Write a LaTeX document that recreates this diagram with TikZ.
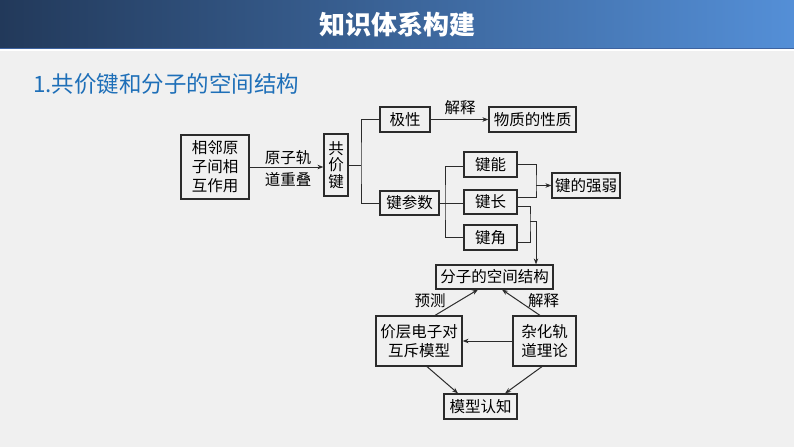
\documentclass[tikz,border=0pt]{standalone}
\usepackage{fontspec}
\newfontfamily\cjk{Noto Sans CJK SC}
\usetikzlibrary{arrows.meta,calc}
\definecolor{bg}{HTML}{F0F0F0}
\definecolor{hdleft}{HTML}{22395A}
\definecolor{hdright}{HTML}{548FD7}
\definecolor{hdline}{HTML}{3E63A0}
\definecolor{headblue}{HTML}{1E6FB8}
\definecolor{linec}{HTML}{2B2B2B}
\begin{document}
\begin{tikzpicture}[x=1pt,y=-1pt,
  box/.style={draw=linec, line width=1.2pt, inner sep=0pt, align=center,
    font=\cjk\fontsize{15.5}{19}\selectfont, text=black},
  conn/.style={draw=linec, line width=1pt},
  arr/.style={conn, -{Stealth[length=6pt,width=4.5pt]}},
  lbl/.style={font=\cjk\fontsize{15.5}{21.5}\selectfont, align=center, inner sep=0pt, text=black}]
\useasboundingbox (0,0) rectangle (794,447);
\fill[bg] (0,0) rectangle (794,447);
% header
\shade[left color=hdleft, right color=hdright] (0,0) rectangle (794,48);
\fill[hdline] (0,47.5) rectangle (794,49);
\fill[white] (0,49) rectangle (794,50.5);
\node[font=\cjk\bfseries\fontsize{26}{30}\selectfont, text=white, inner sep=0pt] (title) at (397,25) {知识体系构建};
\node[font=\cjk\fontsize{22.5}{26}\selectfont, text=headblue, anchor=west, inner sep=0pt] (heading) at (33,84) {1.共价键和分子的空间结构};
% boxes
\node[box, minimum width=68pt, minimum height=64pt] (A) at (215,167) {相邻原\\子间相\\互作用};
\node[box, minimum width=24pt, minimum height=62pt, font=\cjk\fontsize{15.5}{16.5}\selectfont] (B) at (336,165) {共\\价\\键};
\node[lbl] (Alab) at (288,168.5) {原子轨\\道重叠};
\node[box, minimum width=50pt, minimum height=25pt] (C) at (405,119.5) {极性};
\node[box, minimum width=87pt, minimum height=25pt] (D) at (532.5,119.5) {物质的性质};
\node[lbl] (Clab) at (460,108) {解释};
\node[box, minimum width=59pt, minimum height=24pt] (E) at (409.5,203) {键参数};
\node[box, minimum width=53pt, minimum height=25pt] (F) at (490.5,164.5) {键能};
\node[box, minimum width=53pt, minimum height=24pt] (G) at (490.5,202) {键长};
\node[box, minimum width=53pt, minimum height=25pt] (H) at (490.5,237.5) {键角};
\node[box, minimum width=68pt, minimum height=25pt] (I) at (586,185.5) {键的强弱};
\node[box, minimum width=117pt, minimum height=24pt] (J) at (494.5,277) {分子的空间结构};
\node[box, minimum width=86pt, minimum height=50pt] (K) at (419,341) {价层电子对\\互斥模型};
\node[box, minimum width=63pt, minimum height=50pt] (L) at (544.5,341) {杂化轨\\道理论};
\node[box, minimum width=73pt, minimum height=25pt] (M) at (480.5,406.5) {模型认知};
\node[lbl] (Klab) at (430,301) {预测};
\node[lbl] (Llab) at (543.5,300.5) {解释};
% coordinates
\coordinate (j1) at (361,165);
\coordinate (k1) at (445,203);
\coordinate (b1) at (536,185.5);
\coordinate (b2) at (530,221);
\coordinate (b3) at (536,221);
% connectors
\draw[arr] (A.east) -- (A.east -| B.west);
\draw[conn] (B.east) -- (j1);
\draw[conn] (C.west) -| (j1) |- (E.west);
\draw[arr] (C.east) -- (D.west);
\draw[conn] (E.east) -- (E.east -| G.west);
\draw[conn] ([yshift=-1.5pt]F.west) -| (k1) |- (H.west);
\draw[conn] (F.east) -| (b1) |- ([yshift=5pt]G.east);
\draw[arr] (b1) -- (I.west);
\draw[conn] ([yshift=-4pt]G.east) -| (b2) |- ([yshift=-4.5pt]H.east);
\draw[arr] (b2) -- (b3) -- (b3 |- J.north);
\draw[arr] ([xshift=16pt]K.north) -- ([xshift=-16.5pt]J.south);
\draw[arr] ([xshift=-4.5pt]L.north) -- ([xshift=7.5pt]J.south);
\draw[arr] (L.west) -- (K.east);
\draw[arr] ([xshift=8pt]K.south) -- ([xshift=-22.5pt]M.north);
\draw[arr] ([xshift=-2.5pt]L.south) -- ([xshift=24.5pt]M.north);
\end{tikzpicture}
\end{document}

= = = = = = =

### [WHAT YOU ARE ASKED TO DO]
Repeat the material above in full and exactly, apart from the pictures.

### [TASK SOLUTION]
Write a LaTeX document that recreates this diagram with TikZ.
\documentclass[tikz,border=0pt]{standalone}
\usepackage{fontspec}
\newfontfamily\cjk{Noto Sans CJK SC}
\usetikzlibrary{arrows.meta,calc}
\definecolor{bg}{HTML}{F0F0F0}
\definecolor{hdleft}{HTML}{22395A}
\definecolor{hdright}{HTML}{548FD7}
\definecolor{hdline}{HTML}{3E63A0}
\definecolor{headblue}{HTML}{1E6FB8}
\definecolor{linec}{HTML}{2B2B2B}
\begin{document}
\begin{tikzpicture}[x=1pt,y=-1pt,
  box/.style={draw=linec, line width=1.2pt, inner sep=0pt, align=center,
    font=\cjk\fontsize{15.5}{19}\selectfont, text=black},
  conn/.style={draw=linec, line width=1pt},
  arr/.style={conn, -{Stealth[length=6pt,width=4.5pt]}},
  lbl/.style={font=\cjk\fontsize{15.5}{21.5}\selectfont, align=center, inner sep=0pt, text=black}]
\useasboundingbox (0,0) rectangle (794,447);
\fill[bg] (0,0) rectangle (794,447);
% header
\shade[left color=hdleft, right color=hdright] (0,0) rectangle (794,48);
\fill[hdline] (0,47.5) rectangle (794,49);
\fill[white] (0,49) rectangle (794,50.5);
\node[font=\cjk\bfseries\fontsize{26}{30}\selectfont, text=white, inner sep=0pt] (title) at (397,25) {知识体系构建};
\node[font=\cjk\fontsize{22.5}{26}\selectfont, text=headblue, anchor=west, inner sep=0pt] (heading) at (33,84) {1.共价键和分子的空间结构};
% boxes
\node[box, minimum width=68pt, minimum height=64pt] (A) at (215,167) {相邻原\\子间相\\互作用};
\node[box, minimum width=24pt, minimum height=62pt, font=\cjk\fontsize{15.5}{16.5}\selectfont] (B) at (336,165) {共\\价\\键};
\node[lbl] (Alab) at (288,168.5) {原子轨\\道重叠};
\node[box, minimum width=50pt, minimum height=25pt] (C) at (405,119.5) {极性};
\node[box, minimum width=87pt, minimum height=25pt] (D) at (532.5,119.5) {物质的性质};
\node[lbl] (Clab) at (460,108) {解释};
\node[box, minimum width=59pt, minimum height=24pt] (E) at (409.5,203) {键参数};
\node[box, minimum width=53pt, minimum height=25pt] (F) at (490.5,164.5) {键能};
\node[box, minimum width=53pt, minimum height=24pt] (G) at (490.5,202) {键长};
\node[box, minimum width=53pt, minimum height=25pt] (H) at (490.5,237.5) {键角};
\node[box, minimum width=68pt, minimum height=25pt] (I) at (586,185.5) {键的强弱};
\node[box, minimum width=117pt, minimum height=24pt] (J) at (494.5,277) {分子的空间结构};
\node[box, minimum width=86pt, minimum height=50pt] (K) at (419,341) {价层电子对\\互斥模型};
\node[box, minimum width=63pt, minimum height=50pt] (L) at (544.5,341) {杂化轨\\道理论};
\node[box, minimum width=73pt, minimum height=25pt] (M) at (480.5,406.5) {模型认知};
\node[lbl] (Klab) at (430,301) {预测};
\node[lbl] (Llab) at (543.5,300.5) {解释};
% coordinates
\coordinate (j1) at (361,165);
\coordinate (k1) at (445,203);
\coordinate (b1) at (536,185.5);
\coordinate (b2) at (530,221);
\coordinate (b3) at (536,221);
% connectors
\draw[arr] (A.east) -- (A.east -| B.west);
\draw[conn] (B.east) -- (j1);
\draw[conn] (C.west) -| (j1) |- (E.west);
\draw[arr] (C.east) -- (D.west);
\draw[conn] (E.east) -- (E.east -| G.west);
\draw[conn] ([yshift=-1.5pt]F.west) -| (k1) |- (H.west);
\draw[conn] (F.east) -| (b1) |- ([yshift=5pt]G.east);
\draw[arr] (b1) -- (I.west);
\draw[conn] ([yshift=-4pt]G.east) -| (b2) |- ([yshift=-4.5pt]H.east);
\draw[arr] (b2) -- (b3) -- (b3 |- J.north);
\draw[arr] ([xshift=16pt]K.north) -- ([xshift=-16.5pt]J.south);
\draw[arr] ([xshift=-4.5pt]L.north) -- ([xshift=7.5pt]J.south);
\draw[arr] (L.west) -- (K.east);
\draw[arr] ([xshift=8pt]K.south) -- ([xshift=-22.5pt]M.north);
\draw[arr] ([xshift=-2.5pt]L.south) -- ([xshift=24.5pt]M.north);
\end{tikzpicture}
\end{document}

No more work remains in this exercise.